高齢化社会の中で考えること2023
1.増える高齢者の働き手
今年の敬老の日を前に総務省が17日に発表した統計によれば、2022年の65歳以上の就業者数は21年より3万人増えて912万人でした。1968年以降で過去最多を更新しており、少子高齢化で生産年齢人口が減り、高齢者の働き手が人手不足を補っています。
就業者数に占める働く高齢者の割合は21年比0.1ポイント上昇の13.6%で、過去最高になりました。就業者の7人に1人を高齢者が占めます。65歳以上の就業率は25.2%でした。年齢別では65〜69歳は50.8%、70〜74歳は33.5%と上昇を続けています。
(日経電子版)
2.増える老衰死
老衰死は超高齢化社会を迎えた日本で10年前から急増しています。2014年には、75000人を超え、統計を取り始めて以来過去最高となりました。この背景には、最後まで徹底した治療を行うよりも自然な死を受け入れる、という考え方の広がりがあるとみられています。
2016年に死因5位であった老衰死が、2017年には肺炎を追い抜き4位となり、2018年以降、老衰死が3位、肺炎が5位と入れ替わった背景には、後述するように、誤嚥性肺炎は嚥下機能の障害という老衰によるものだったと理解されるようになったからでしょう。
「終末期医療・看護(ターミナルケア)」では点滴や酸素吸入などの医療的ケアが中心となりますが、「看取り介護」は食事や排泄の介助、そして褥瘡の防止など日常生活のケアが中心になります。このように介護施設の看取りでは、病気治療の終末期をケアするのではなく、自然な人生の終末すなわち老衰の末期をケアすることになります。
日本老年医学会5400人の医師を対象としたアンケートが実施され、1700人余りからの回答では、老衰死とする年齢は、80歳以上30%、85歳以上30%、90歳以上32%という回答でした。半数を超える医師が今後も老衰死が増えると答えています(57%)。そして老衰にあたる対象者で、7割近くの医師が、医療の差し控えまたは撤退を経験しています。
3.看取りの開始時期
それは老衰が始まるときでしょう。老衰とは加齢により心身の能力が衰えることです。サルコペニア→フレイルから要介護に至る過程をみていくことで、個々の老衰の進行度を把握できると考えています。

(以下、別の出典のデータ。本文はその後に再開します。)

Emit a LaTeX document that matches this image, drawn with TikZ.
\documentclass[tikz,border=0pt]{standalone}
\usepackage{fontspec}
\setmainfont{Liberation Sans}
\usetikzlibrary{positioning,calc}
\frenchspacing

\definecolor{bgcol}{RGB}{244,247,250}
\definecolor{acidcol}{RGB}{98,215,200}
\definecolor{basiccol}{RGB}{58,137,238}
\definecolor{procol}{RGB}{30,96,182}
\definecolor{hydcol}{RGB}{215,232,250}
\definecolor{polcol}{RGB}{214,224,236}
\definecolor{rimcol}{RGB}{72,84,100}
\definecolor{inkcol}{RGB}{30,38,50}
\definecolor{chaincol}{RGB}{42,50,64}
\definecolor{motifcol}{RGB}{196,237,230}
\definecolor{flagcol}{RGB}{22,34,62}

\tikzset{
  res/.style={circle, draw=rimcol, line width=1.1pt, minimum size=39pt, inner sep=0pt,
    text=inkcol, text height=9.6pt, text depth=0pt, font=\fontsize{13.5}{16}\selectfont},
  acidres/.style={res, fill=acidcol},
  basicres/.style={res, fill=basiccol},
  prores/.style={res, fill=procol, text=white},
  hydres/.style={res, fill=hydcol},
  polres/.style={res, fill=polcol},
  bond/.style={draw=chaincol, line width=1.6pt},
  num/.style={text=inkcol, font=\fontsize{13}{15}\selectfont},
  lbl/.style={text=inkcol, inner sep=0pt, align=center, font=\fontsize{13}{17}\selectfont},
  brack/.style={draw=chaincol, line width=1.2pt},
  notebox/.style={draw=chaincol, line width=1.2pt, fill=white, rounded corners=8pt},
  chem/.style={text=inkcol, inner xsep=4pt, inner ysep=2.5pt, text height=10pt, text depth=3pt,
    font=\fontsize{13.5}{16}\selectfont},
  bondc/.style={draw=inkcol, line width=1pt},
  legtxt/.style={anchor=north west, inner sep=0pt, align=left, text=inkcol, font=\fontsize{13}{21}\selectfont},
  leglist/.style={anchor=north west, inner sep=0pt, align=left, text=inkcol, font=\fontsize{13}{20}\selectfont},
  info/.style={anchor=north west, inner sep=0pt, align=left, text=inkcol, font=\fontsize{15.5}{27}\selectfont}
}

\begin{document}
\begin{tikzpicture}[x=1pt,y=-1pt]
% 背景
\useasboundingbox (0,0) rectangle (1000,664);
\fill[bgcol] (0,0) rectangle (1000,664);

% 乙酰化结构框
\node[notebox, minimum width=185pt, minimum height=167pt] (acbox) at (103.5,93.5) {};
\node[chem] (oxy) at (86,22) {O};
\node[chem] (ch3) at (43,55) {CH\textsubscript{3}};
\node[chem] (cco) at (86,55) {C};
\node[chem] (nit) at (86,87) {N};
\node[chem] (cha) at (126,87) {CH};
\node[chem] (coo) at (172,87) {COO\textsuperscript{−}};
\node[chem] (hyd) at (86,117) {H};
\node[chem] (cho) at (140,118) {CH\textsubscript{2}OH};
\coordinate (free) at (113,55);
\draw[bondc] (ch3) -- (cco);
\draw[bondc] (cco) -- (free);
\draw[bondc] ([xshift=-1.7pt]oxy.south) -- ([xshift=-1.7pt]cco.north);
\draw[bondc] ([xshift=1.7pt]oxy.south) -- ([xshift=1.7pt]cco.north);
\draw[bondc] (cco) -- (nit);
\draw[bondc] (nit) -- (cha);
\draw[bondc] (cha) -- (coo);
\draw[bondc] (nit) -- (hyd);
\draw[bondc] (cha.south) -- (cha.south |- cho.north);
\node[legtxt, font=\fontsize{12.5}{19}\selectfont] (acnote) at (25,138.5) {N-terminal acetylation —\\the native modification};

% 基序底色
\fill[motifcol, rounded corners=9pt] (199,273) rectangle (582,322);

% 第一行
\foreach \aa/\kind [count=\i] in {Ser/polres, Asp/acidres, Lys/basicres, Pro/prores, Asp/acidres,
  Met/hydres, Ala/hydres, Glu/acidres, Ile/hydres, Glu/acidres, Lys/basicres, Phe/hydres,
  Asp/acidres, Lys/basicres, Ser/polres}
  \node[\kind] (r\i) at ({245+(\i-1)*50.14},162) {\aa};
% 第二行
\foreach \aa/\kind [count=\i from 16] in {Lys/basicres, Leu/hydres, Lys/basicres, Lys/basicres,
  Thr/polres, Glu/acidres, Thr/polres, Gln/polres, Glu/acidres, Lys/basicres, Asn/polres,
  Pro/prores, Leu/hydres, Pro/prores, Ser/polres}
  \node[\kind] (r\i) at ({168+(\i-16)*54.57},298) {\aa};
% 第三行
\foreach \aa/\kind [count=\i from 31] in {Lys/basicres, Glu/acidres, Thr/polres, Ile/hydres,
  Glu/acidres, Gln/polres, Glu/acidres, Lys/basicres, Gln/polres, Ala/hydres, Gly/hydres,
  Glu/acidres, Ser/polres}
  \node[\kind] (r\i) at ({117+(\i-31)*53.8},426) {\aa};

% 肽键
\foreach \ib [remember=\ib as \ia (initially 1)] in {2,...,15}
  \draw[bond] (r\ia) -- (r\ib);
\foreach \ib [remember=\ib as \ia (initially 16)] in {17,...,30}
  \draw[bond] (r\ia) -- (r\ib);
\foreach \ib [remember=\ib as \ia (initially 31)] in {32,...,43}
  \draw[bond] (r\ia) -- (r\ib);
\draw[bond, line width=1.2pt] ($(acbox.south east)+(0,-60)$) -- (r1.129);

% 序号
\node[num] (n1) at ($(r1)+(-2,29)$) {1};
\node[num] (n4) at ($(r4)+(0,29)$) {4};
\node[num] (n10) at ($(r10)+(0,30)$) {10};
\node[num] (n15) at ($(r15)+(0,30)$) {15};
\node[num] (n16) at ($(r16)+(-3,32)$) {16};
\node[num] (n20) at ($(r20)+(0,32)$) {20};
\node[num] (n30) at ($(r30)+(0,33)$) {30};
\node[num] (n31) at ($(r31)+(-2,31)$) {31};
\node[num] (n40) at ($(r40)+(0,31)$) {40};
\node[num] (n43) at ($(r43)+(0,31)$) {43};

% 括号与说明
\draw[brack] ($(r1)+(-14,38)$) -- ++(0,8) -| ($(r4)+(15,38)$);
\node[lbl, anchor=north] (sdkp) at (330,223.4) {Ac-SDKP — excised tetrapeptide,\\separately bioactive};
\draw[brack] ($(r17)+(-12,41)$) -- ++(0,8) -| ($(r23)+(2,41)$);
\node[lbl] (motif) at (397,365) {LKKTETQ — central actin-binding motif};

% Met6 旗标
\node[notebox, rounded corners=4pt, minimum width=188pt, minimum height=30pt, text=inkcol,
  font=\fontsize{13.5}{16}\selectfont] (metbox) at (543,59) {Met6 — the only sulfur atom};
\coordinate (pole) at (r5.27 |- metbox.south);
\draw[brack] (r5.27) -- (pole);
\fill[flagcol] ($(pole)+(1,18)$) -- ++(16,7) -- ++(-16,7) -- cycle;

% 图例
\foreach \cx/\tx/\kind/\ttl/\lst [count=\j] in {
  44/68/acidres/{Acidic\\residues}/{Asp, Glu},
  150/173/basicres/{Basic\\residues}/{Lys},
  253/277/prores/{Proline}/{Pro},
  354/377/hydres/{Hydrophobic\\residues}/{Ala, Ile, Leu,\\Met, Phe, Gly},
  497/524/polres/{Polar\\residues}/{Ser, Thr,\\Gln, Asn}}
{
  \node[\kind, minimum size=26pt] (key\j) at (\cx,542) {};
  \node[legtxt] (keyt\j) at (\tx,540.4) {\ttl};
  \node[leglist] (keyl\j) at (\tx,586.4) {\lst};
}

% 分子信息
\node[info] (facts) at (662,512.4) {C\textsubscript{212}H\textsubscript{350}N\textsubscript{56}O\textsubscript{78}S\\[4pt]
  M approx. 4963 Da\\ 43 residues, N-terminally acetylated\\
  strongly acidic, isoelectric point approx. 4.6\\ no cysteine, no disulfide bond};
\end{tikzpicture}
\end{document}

老衰といっても、生活習慣などにより臓器ごとに進行度合いや速さにちがいがあるようです。つぎに示すような症状や病気(病態)があらわれ、患者の活動性は低下していきます。
臓器別にあらわれるサイン
脳の老化 → 認知機能障害、認知症、傾眠(体内時計の故障)
口・喉(咀嚼・嚥下)の老化→誤嚥、誤嚥性肺炎、嚥下障害
消化管(消化吸収)の老化→嘔吐、便秘・下痢、体重減少
筋力の老化→歩行障害(車椅子使用)や転倒
骨の老化→骨折
皮膚の老化→褥瘡、皮疹、皮膚乾燥
血液細胞の老化→貧血、感染症(免疫力低下)、出血傾向
われわれは多くの高齢者の診療を経験しているうちに、これらの中でも特に嚥下障害が出現し食べることができなくなる状態が続くときは、もう看取りの時期ではないかと考えるようになりました。動物社会でいえば、獲物をとってきて、それを口から食べることができなければ、それは死につながります。人間社会では、特に社会福祉制度や医療・介護体制が確立している国では、周りの手により食べ物を口の中にまで運んでもらうことができます。しかし、それからの咀嚼と嚥下は自分の力が必要です。咀嚼や嚥下に必要な神経・筋肉を使わないことで、その機能はさらに衰えていきます。結果として、唾液などの口腔内分泌物や胃から逆流した経管栄養食の誤嚥がおこってしまいます。
4.100歳の人の秘密
ニューヨークタイムス紙の2010年の特集記事で、コラムニストで作家のジェーン・ブロディが「3つのR」について書いています。
決意(Resolution)
豊かな資源(Resourcefulness)
復元力(Resilience)である。
すなわち秘密とは、暮らし方にあるのです。基礎的なことを自分でできればよいのです。
タバコは吸うな
体重と血圧をコントロールしろ
砂糖を控え、野菜を多くとれ
定期的に運動しろ
睡眠を十分にとれ。
これらのことを実践することは、命が延びるにしろ延びないにしろ、意味があるのです。
いくつになっても、わたしたちは健康を改善できるのです。